3. Scoped Access Based on Authorization:

Applications, upon presenting a valid, identity-bound authorization credential, are granted access only to the data permitted by that specific authorization. This principle, combined with fine-grained consent capabilities, helps limit the "blast radius" of any single compromised application or token. Repeated user authentication should not be needed in the context of an ongoing authorization providing long-term network-based access in TEFCA.

4. Support for Diverse IAS Provider Models, Including Non-Reciprocal Patient-Controlled Storage:

  • The TEFCA framework must explicitly acknowledge and support IAS providers that function solely as agents for patient-directed data retrieval and local/personal storage (e.g., on a patient's device or personal cloud).
  • Such "patient-controlled storage" IAS providers, when authorized by an individual to retrieve data on their behalf, should not be mandated to become queryable TEFCA network nodes themselves or to make the retrieved data available for reciprocal sharing via TEFCA. Their role is to facilitate the patient's right to access and personally hold their data, respecting a patient's choice to keep that consolidated data private and outside of further network exchange, unless explicitly re-authorized by the patient for a different purpose.

5. Facilitation of Individual Data Retrieval within this Architecture:

Within this trustworthy and flexible framework, QHINs must provide or ensure individuals have access to functionalities enabling them to:

  • Discover which TEFCA participants are likely to hold their records (Record Locator Service - RLS), via user-friendly interfaces (website and API).
  • Initiate cost-free queries for their own USCDI data (and eventually their full Electronic Health Information) from all participating data holders via TEFCA.

Establish Public Foundational Infrastructure for Nationwide Discovery ๐Ÿ”—

Recommendation: ONC should lead or actively support the establishment, maintenance, and governance of publicly available, free, and machine-readable national directory services crucial for enabling nationwide health information exchange and interoperability.

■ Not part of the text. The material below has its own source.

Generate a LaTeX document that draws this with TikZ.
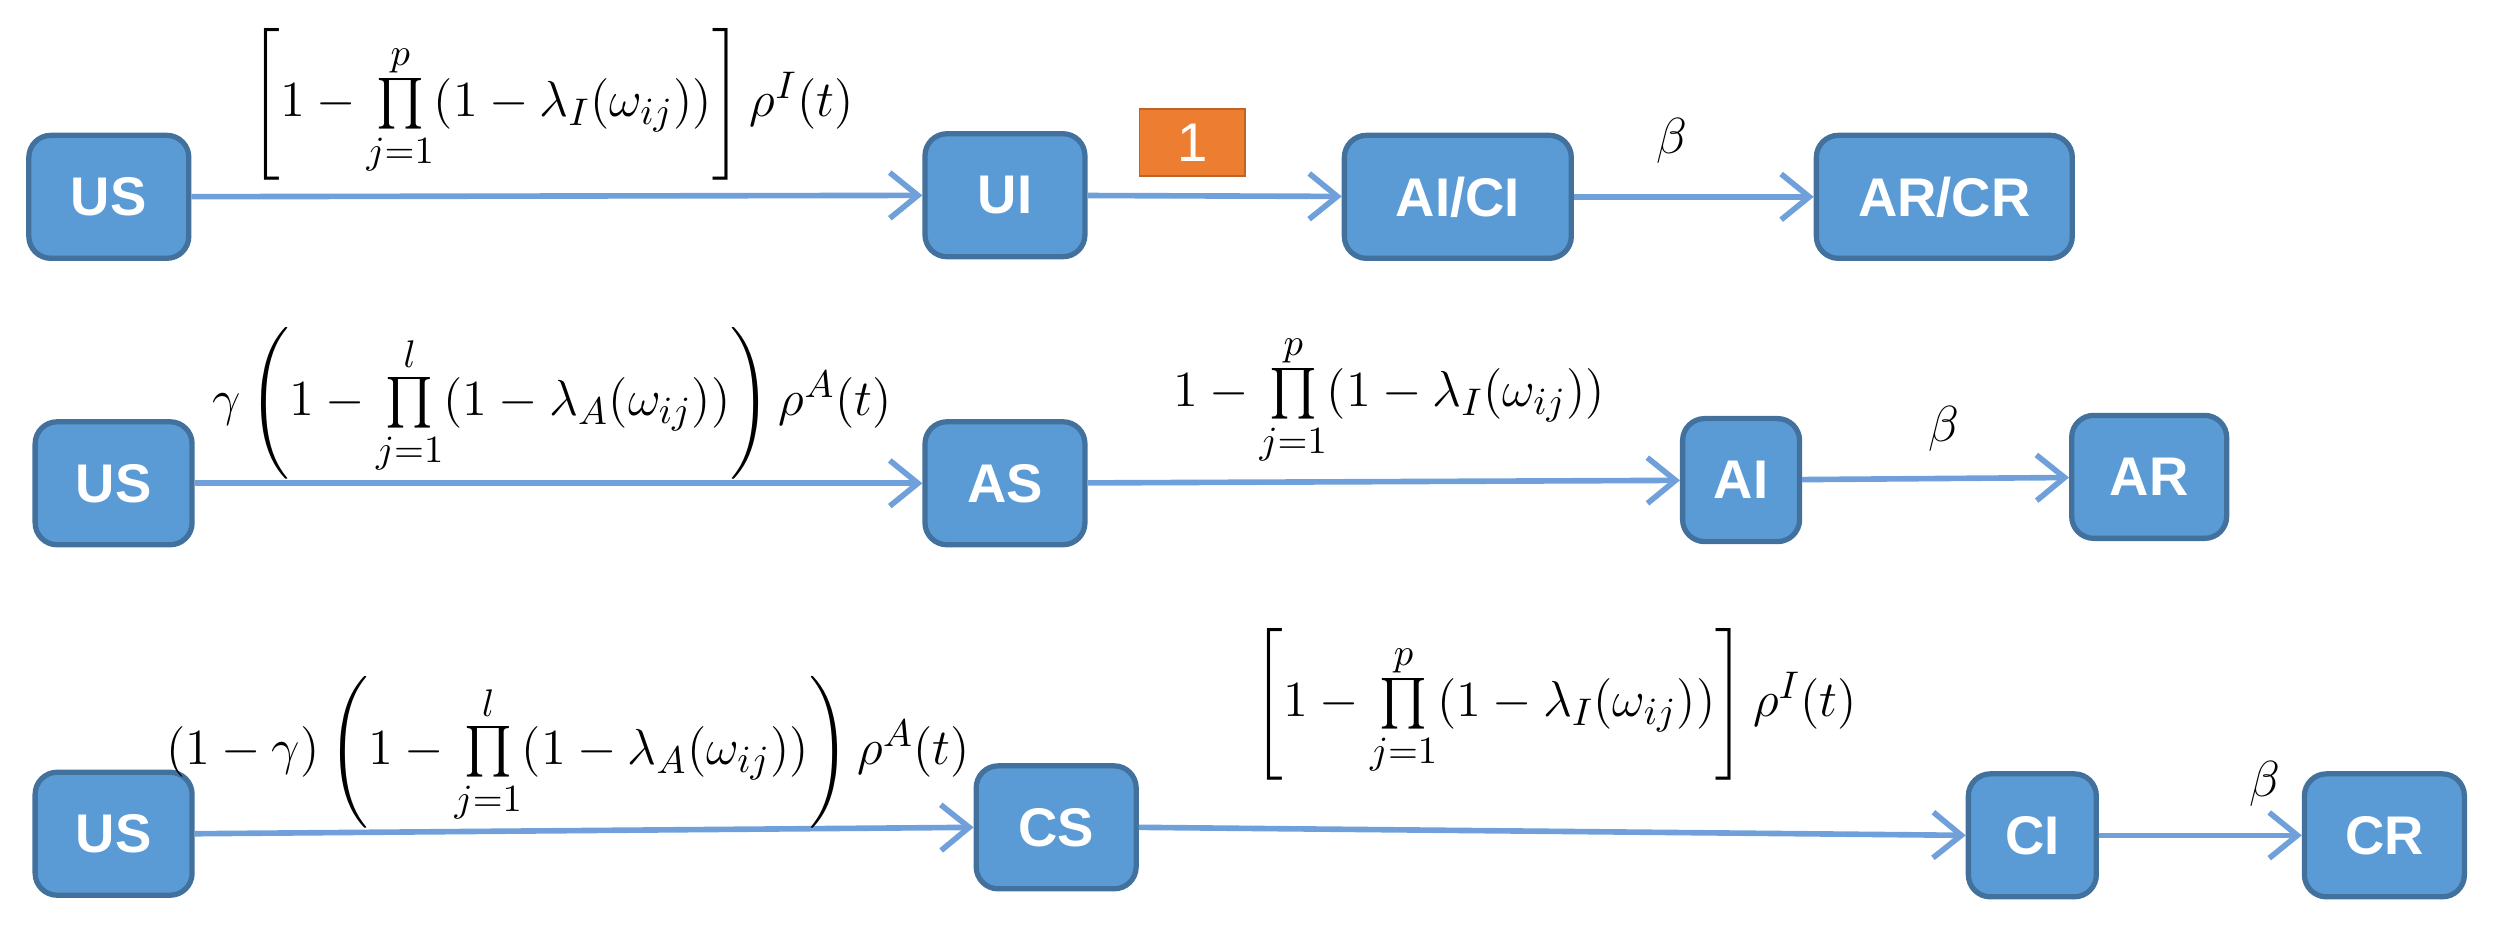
\documentclass[tikz,border=0pt]{standalone}
\usepackage{fontspec}
\setmainfont{Liberation Sans}
\usepackage{amsmath}
\usetikzlibrary{arrows.meta}
\definecolor{boxfill}{HTML}{5B9BD5}
\definecolor{boxline}{HTML}{41719C}
\definecolor{arr}{HTML}{6FA0DA}
\definecolor{org}{HTML}{ED7D31}
\newcommand{\bigfs}{\fontsize{15.5}{18}\selectfont}
\tikzset{
  box/.style={draw=boxline,line width=1.5pt,fill=boxfill,rounded corners=0.22cm,text=white,font=\bfseries\bigfs,minimum height=1.23cm,inner sep=0pt},
  lab/.style={font=\bigfs},
  conn/.style={draw=arr,line width=1.6pt,-{Straight Barb[length=8pt,width=13pt]}}
}
\begin{document}
\begin{tikzpicture}[x=0.016cm,y=-0.016cm]
\useasboundingbox (0,0) rectangle (1566,582);
% row 1
\node[box,minimum width=1.6cm] (us1) at (68,123) {US};
\node[box,minimum width=1.6cm] (ui) at (628,122) {UI};
\node[box,minimum width=2.27cm] (aici) at (911,123) {AI/CI};
\node[box,minimum width=2.56cm] (arcr) at (1215,123) {AR/CR};
\node[fill=org,draw=org!80!black,text=white,font=\bigfs,minimum width=1.06cm,minimum height=0.67cm,inner sep=0pt] (one) at (745,89) {1};
\draw[conn] (us1) -- (ui);
\draw[conn] (ui) -- (aici);
\draw[conn] (aici) -- (arcr);
\node[lab] (f1) at (345,65) {$\left[1-\prod\limits_{j=1}^{p}(1-\lambda_I(\omega_{ij}))\right]\rho^I(t)$};
\node[lab] (b1) at (1045,88) {$\beta$};
% row 2
\node[box,minimum width=1.57cm] (us2) at (71,302) {US};
\node[box,minimum width=1.6cm] (as) at (628,302) {AS};
\node[box,minimum width=1.17cm] (ai) at (1088,300) {AI};
\node[box,minimum width=1.55cm] (ar) at (1343,298) {AR};
\draw[conn] (us2) -- (as);
\draw[conn] (as) -- (ai);
\draw[conn] (ai) -- (ar);
\node[lab] (f2) at (345,252) {$\gamma\left(1-\prod\limits_{j=1}^{l}(1-\lambda_A(\omega_{ij}))\right)\rho^A(t)$};
\node[lab] (f3) at (868,250) {$1-\prod\limits_{j=1}^{p}(1-\lambda_I(\omega_{ij}))$};
\node[lab] (b2) at (1215,268) {$\beta$};
% row 3
\node[box,minimum width=1.57cm] (us3) at (71,521) {US};
\node[box,minimum width=1.6cm] (cs) at (660,517) {CS};
\node[box,minimum width=1.28cm] (ci) at (1270,522) {CI};
\node[box,minimum width=1.6cm] (cr) at (1490,522) {CR};
\draw[conn] (us3.east) -- (cs.west);
\draw[conn] (cs.east) -- (ci.west);
\draw[conn] (ci) -- (cr);
\node[lab] (f4) at (355,470) {$(1-\gamma)\left(1-\prod\limits_{j=1}^{l}(1-\lambda_A(\omega_{ij}))\right)\rho^A(t)$};
\node[lab] (f5) at (972,440) {$\left[1-\prod\limits_{j=1}^{p}(1-\lambda_I(\omega_{ij}))\right]\rho^I(t)$};
\node[lab] (b3) at (1415,490) {$\beta$};
\end{tikzpicture}
\end{document}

Rationale & Specifics: Effective, scalable interoperability across a diverse national landscape requires common, trusted, and easily accessible infrastructure for discovering participants, their capabilities, and their electronic endpoints. This reduces friction for all stakeholders, from application developers to HINs and individual patients seeking to connect.

  • Comprehensive National Provider & Health IT Endpoint Directory:
    • Content: This directory must include, at a minimum: healthcare providers (individual and organizational); organizational affiliations; certified Health IT product information in use; publicly accessible electronic service endpoint information (e.g., FHIR API base URLs for patient access, organization-level endpoints, TEFCA QHIN participation details and IAS capabilities); and supported standards and implementation guides (e.g., FHIR versions, US Core versions, other relevant IGs, supported TEFCA Exchange Purposes).
    • Accessibility: The directory must be publicly available, queryable via API, and downloadable in bulk, free of charge for informational and connection purposes.
    • Data Quality & Maintenance: Clear processes for data submission, validation, and regular updates must be established to ensure accuracy and timeliness, potentially leveraging existing data sources (e.g., NPPES) but enhancing them with necessary interoperability-specific details.
    • Governance: A clear governance model for the directory is essential, ensuring neutrality, sustainability, and responsiveness to ecosystem needs.